Closed csarven closed 1 year ago

csarven commented 1 year ago

See also https://github.com/solid/solid-wg-charter/issues/3 on omitting use of "pod".

Solid presents several advantages over more traditional architectures for data use by Web services today, including:

  • Solid Pods are controlled by individuals or organizations, not third parties.

In Solid there are varying degrees of "control" and different forms of delegation, anything from URI ownership (as per AWWW), multiple storage owners, identity providers, to access permissions. Paraphrase or remove this point because it is not literally the case that third parties do not have any means of controlling any aspect of a "pod".

  • Solid Pods enable fine-grained control over private data on a per-application and per-principal basis.

Redundant with respect to the first point. "Principal" in Solid is not constrained to certain actors or roles.

  • Solid Pods enable interoperability and data sharing between applications and services while respecting user wishes.

  • Solid Pods enable portability of data, of hosting, and of applications.

These two points are vague and doesn't actually say anything that's unique to Solid. Some of these features are not even particularly incubated or have sufficient implementation feedback.

jeff-zucker commented 1 year ago

I believe a strong statement about control is necessary. I suggest something like this:

While individuals and organizations may delegate control over all or part of a Solid Pod, absent such explicit delegation, Solid Pods are controlled by the individual or organization, not by third parties.
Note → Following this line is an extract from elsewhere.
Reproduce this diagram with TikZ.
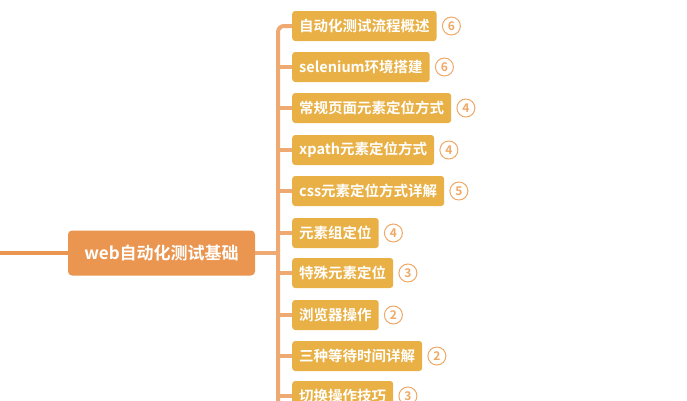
\documentclass[tikz,border=0pt]{standalone}
\usepackage{fontspec}
\setmainfont{Noto Sans CJK SC Bold}
\definecolor{mainc}{HTML}{EA9550}
\definecolor{itemc}{HTML}{E8B045}
\definecolor{trunk}{HTML}{EEAA72}
\definecolor{numc}{HTML}{EFA865}
\begin{document}
\begin{tikzpicture}[x=1pt,y=-1pt,
  item/.style={fill=itemc,text=white,rounded corners=3pt,anchor=west,minimum height=30pt,inner xsep=7pt,font=\fontsize{14.5}{14.5}\selectfont},
  num/.style={circle,draw=numc,line width=1pt,text=numc,minimum size=18pt,inner sep=0pt,anchor=west,font=\fontsize{12}{12}\selectfont},
  conn/.style={trunk,line width=4pt}]
\useasboundingbox (0,0) rectangle (687,400);
\clip (0,0) rectangle (687,400);
\node[fill=mainc,text=white,rounded corners=4pt,minimum width=187pt,minimum height=45pt,font=\fontsize{17}{17}\selectfont] (root) at (161.5,253) {web自动化测试基础};
\coordinate (L) at (0,253);
\draw[conn,mainc] (L) -- (root.west);
\draw[conn] (root.east) -- (278,253);
\coordinate (tb) at (278,410);
\foreach \n/\y/\t/\k in {
 1/26/自动化测试流程概述/6,
 2/67/selenium环境搭建/6,
 3/108/常规页面元素定位方式/4,
 4/150/xpath元素定位方式/4,
 5/191/css元素定位方式详解/5,
 6/233/元素组定位/4,
 7/273/特殊元素定位/3,
 8/315/浏览器操作/2,
 9/356/三种等待时间详解/2,
 10/396/切换操作技巧/3}{
 \node[item] (i\n) at (292,\y) {\t};
 \node[num] (c\n) at ([xshift=5pt]i\n.east) {\k};
}
\draw[conn,rounded corners=6pt] (i1.west) -- (278,26) -- (tb);
\foreach \n in {2,...,10}{\draw[conn] (i\n.west) -- (i\n.west -| tb);}
\end{tikzpicture}
\end{document}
laurensdeb commented 1 year ago

I would propose we combine the first and second points:

  • Solid storage enables fine-grained control by individuals or organizations over private data, on a per-application and per-agent basis.

+1 on removing or re-wording "third parties" Based on the current Solid specification it is fully possible for third parties (e.g. "managed" ecosystem operators) to limit the decision power of individuals over how they can access or share the data stored in their Solid Pod. I believe this is behaviour which should be permissible under the Solid specification, as data-ownership is a very complex topic and sufficient flexibility is required to support various legal and business interpretations of the concept.

Additionally I would prefer the use of "agent" instead of "principal", as this term is frequently used in WAC, ACP, Solid-OIDC and WebID specification to identify an entity identified by a WebID. This is the contrast I feel we want to make in this point.

On the last two points, I think client-server interoperability is an important feature of the Solid protocol but perhaps we should rework these statements to more clearly emphasize this. I do agree that client-client interoperability, and thus interoperability in the broad sense is not something we have sufficiently incubated in the current CG to claim in this charter.

Additionally I feel like the decentralized nature of the trust model we have established in the Solid protocol for authentication and authorization should be sufficiently underscored.

I would perhaps propose wording like this:

  • Solid enables interoperability between applications and various storage server implementations of the protocol.
  • Solid defines a decentralized trust model enabling authentication and authorization mechanisms to operate at Web scale.